Abdou Rais was still a teenager in August 2011, when he joined other young men in Tripoli excitedly taking up arms against dictator Muammar Qaddafi.
Today, Mr. Rais is jobless. This morning, as voting for a constitutional drafting committee began, he was slouched against a wall in Libya's capital, listlessly watching the bustle in the alleys with a pair of friends.
“We young men, we did many things in the revolution, and now we have no work,” he says.
Just three days ago, Libyans celebrated the start of the revolt that toppled Mr. Qaddafi in 2011. But today, as cold wind and rain tossed the strings of flags left over from the festivities, all but a trickle of residents ignored the vote.
“The old city doesn’t care anything for the government,” says Rais, who skipped voting in his neighborhood in Tripoli’s dilapidated medieval core. “People here just need to live.”
Today's elections for a constitutional drafting committee are arguably the first real step toward democracy after more than a year of stagnation. But don’t expect Libyans to get excited.
For many, the joy felt at dictator Qaddafi's downfall and at elections the following year has steadily dimmed in the face of militia violence, high unemployment, and what Libyans see as their leaders' failure to deliver stability and prosperity.
Only about 1.1 million of 3.4 million potential voters registered for today’s elections, compared with 2.7 million who registered in 2012 to vote for the General National Congress (GNC), an interim parliament.

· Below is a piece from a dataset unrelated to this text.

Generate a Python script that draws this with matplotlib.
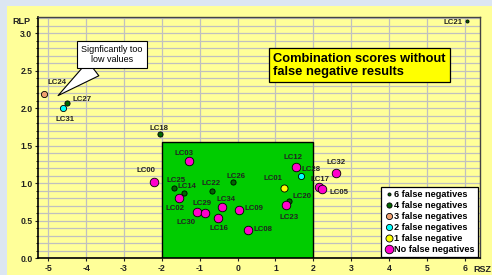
import matplotlib
matplotlib.use("Agg")
import matplotlib.pyplot as plt
from matplotlib.patches import Rectangle
from matplotlib.ticker import MultipleLocator, FormatStrFormatter

plt.rcParams['font.family'] = ['Liberation Sans', 'DejaVu Sans']

# ---- data ----
labels = ["LC21",
          "LC27", "LC18", "LC25", "LC14", "LC22", "LC26", "LC20",
          "LC24",
          "LC31", "LC28",
          "LC01",
          "LC00", "LC03", "LC02", "LC30", "LC29", "LC34", "LC16", "LC09",
          "LC08", "LC12", "LC23", "LC17", "LC05", "LC32"]
rsz = [6.05,
       -4.51, -2.04, -1.69, -1.42, -0.68, -0.11, 1.36,
       -5.10,
       -4.60, 1.68,
       1.22,
       -2.21, -1.29, -1.56, -1.08, -0.85, -0.40, -0.52, 0.04,
       0.28, 1.55, 1.28, 2.14, 2.24, 2.60]
rlp = [3.17,
       2.07, 1.66, 0.93, 0.87, 0.90, 1.01, 0.755,
       2.19,
       2.00, 1.09,
       0.93,
       1.02, 1.29, 0.80, 0.62, 0.60, 0.68, 0.53, 0.64,
       0.375, 1.21, 0.71, 0.95, 0.92, 1.14]
false_neg = [6,
             4, 4, 4, 4, 4, 4, 4,
             3,
             2, 2,
             1,
             0, 0, 0, 0, 0, 0, 0, 0,
             0, 0, 0, 0, 0, 0]
categories = [6, 4, 3, 2, 1, 0]
category_names = ["6 false negatives", "4 false negatives", "3 false negatives",
                  "2 false negatives", "1 false negative", "No false negatives"]
zone_rsz = [-2, 2]
zone_rlp = [0, 1.55]

# ---- styles ----
cat_color = {6: "#006600", 4: "#006600", 3: "#f0a070", 2: "#00ffff", 1: "#ffff00", 0: "#ff00cc"}
cat_size = {6: 5, 4: 14, 3: 20, 2: 20, 1: 26, 0: 38}
label_offset = {
    "LC24": (9, 8), "LC27": (11, 2.5), "LC31": (1, -8), "LC18": (-1, 4),
    "LC21": (-10, -1.5), "LC03": (-3.4, 6), "LC00": (-6, 7.7), "LC25": (2, 5.5),
    "LC14": (2, 4.5), "LC02": (-2.6, -7.7), "LC22": (-0.7, 5.3), "LC26": (1.7, 4.3),
    "LC29": (-2.2, 7), "LC30": (-7.7, -8), "LC34": (2.4, 5.8), "LC16": (0.4, -7.2),
    "LC09": (10.8, 1.4), "LC08": (11, 0.2), "LC12": (-2.6, 6.8), "LC28": (7.2, 4.8),
    "LC01": (-7.5, 7), "LC20": (9.6, 3.6), "LC23": (2.4, -8.9), "LC17": (1, 5.5),
    "LC05": (11.8, -2.7), "LC32": (0, 7.5),
}

fig = plt.figure(figsize=(4.92, 2.75), dpi=100)
fig.patch.set_facecolor("#dce6f2")
bg = Rectangle((7 / 492, 0), 1, 1 - 6 / 275, transform=fig.transFigure,
               facecolor="#ffff99", edgecolor="none", zorder=-10)
fig.patches.append(bg)

ax = fig.add_axes([38 / 492, 17 / 275, 442 / 492, 241 / 275])
ax.set_zorder(1)
ax.set_facecolor("#ffff99")
ax.set_xlim(-5.27, 6.4)
ax.set_ylim(0, 3.22)

ax.xaxis.set_major_locator(MultipleLocator(1))
ax.yaxis.set_major_locator(MultipleLocator(0.5))
ax.yaxis.set_minor_locator(MultipleLocator(0.1))
ax.yaxis.set_major_formatter(FormatStrFormatter("%.1f"))
ax.xaxis.set_major_formatter(FormatStrFormatter("%d"))
ax.grid(True, which="major", axis="x", color="#c0c0c0", lw=0.9, zorder=0)
ax.grid(True, which="both", axis="y", color="#c0c0c0", lw=0.9, zorder=0)
ax.set_axisbelow(True)

ax.tick_params(axis="both", which="major", labelsize=6.2, length=2.5, width=0.8,
               pad=1.5, colors="#222222")
ax.tick_params(axis="y", which="minor", length=1.5, width=0.6)
for lab in ax.get_xticklabels() + ax.get_yticklabels():
    lab.set_fontweight("bold")

for s in ["left", "bottom"]:
    ax.spines[s].set_color("black")
    ax.spines[s].set_linewidth(1.2)
for s in ["top", "right"]:
    ax.spines[s].set_color("#444444")
    ax.spines[s].set_linewidth(1.0)

ax.add_patch(Rectangle((zone_rsz[0], zone_rlp[0]), zone_rsz[1] - zone_rsz[0],
                       zone_rlp[1] - zone_rlp[0], facecolor="#00cc00",
                       edgecolor="black", lw=1.0, zorder=1))

for cat, name in zip(categories, category_names):
    xs = [x for x, c in zip(rsz, false_neg) if c == cat]
    ys = [y for y, c in zip(rlp, false_neg) if c == cat]
    ax.scatter(xs, ys, s=cat_size[cat], c=cat_color[cat], edgecolors="black",
               linewidths=0.6, zorder=3, label=name)

for lab, x, y in zip(labels, rsz, rlp):
    dx, dy = label_offset[lab]
    ax.annotate(lab, (x, y), xytext=(dx, dy), textcoords="offset points",
                ha="center", va="center", fontsize=5.6, fontweight="bold",
                color="#222222", zorder=4)

leg = ax.legend(loc="lower right", bbox_to_anchor=(0.995, 0.004), borderaxespad=0,
                prop={"size": 6.6, "weight": "bold"}, frameon=True, fancybox=False,
                edgecolor="black", facecolor="white", framealpha=1,
                handletextpad=0.1, labelspacing=0.22, borderpad=0.35,
                handlelength=1.0, markerscale=1.0)
leg.get_frame().set_linewidth(0.9)
leg.set_zorder(6)

ax.text(0.532, 0.799, "Combination scores without\nfalse negative results",
        transform=ax.transAxes, ha="left", va="center", fontsize=9.3,
        fontweight="bold", linespacing=1.1, zorder=6,
        bbox=dict(boxstyle="square,pad=0.35", facecolor="#ffff00", edgecolor="black", lw=0.9))

ax.annotate("Signficantly too\nlow values", xy=(-4.74, 2.17), xytext=(-3.32, 2.72),
            textcoords="data", ha="center", va="center", fontsize=6.5, zorder=6,
            bbox=dict(boxstyle="square,pad=0.45", facecolor="white", edgecolor="black", lw=0.8),
            arrowprops=dict(arrowstyle="wedge,tail_width=1.3", mutation_scale=10,
                            facecolor="white", edgecolor="black", lw=0.8,
                            shrinkA=0, shrinkB=0))

fig.text(12 / 492, 1 - 22 / 275, "RLP", ha="left", va="center", fontsize=6.5,
         fontweight="bold", color="#222222")
fig.text(473 / 492, 1 - 270 / 275, "RSZ", ha="left", va="center", fontsize=6.5,
         fontweight="bold", color="#222222")

fig.savefig("out.png", dpi=100, facecolor=fig.get_facecolor())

By late afternoon today, just 360,000 had cast ballots, Reuters reported, citing Libya’s electoral commission.
The low turnout mirrors a broader disillusionment with politics in general. Many Libyans see the GNC as ineffective and resent its decision to extend its mandate, which was due to end on Feb. 7, until the end of 2014.
On Tuesday two militias even threatened to arrest GNC members if the body did not step down within 72 hours. Although such threats often lead to talks and concessions, they highlight the degree to which weapons amount to political sway in Libya – and to which the GNC has become a focus of grievances.
Skipping today’s vote based on politicians’ performance is understandable, but mistaken, says Aref Selim, a hotel manager in Tripoli who voted today.
A slim man with short, gray hair, he arrived at the polling booth at the school opposite his hotel at 9:00 a.m., just as it opened. Afterward he stood outside, beaming with satisfaction.
“Today is about establishing a law to protect our lives, to protect women, and so on,” he said. “It’s even more important than voting for a parliament.”
Libya last adopted a constitution in 1951, after the collapse of Italian colonial rule in World War II. Then, as now, the drafting committee contained 60 members: 20 each from Libya’s three regions. The goal has been to ensure that all regions, regardless of population, get an equal say.
Still, activists from the minority Amazigh and Tebu communities called for constituents to boycott today’s elections on the grounds that guarantees of seats were insufficient to protect their heritage.
Qaddafi scrapped Libya’s 1951 constitution, a move that went hand-in-hand with his repression of dissent and whimsical approach to honoring treaties and contracts. Today Libyans are free to speak their minds, but their government remains outgunned by militias, sometimes outmaneuvered by local leaders, and, thanks to armed takeovers of oil facilities, short on cash.
“I make 800 dinars a month as a soldier; that’s not enough to live on,” says Salem, speaking from behind the wheel of his pickup truck in Tripoli’s old city, where he found himself blocked in a narrow street this morning by another car facing him. To make ends meet, he works delivering goods on the side.
For him, the rationale for voting today was simple. “I want things in Libya to be clear," he says.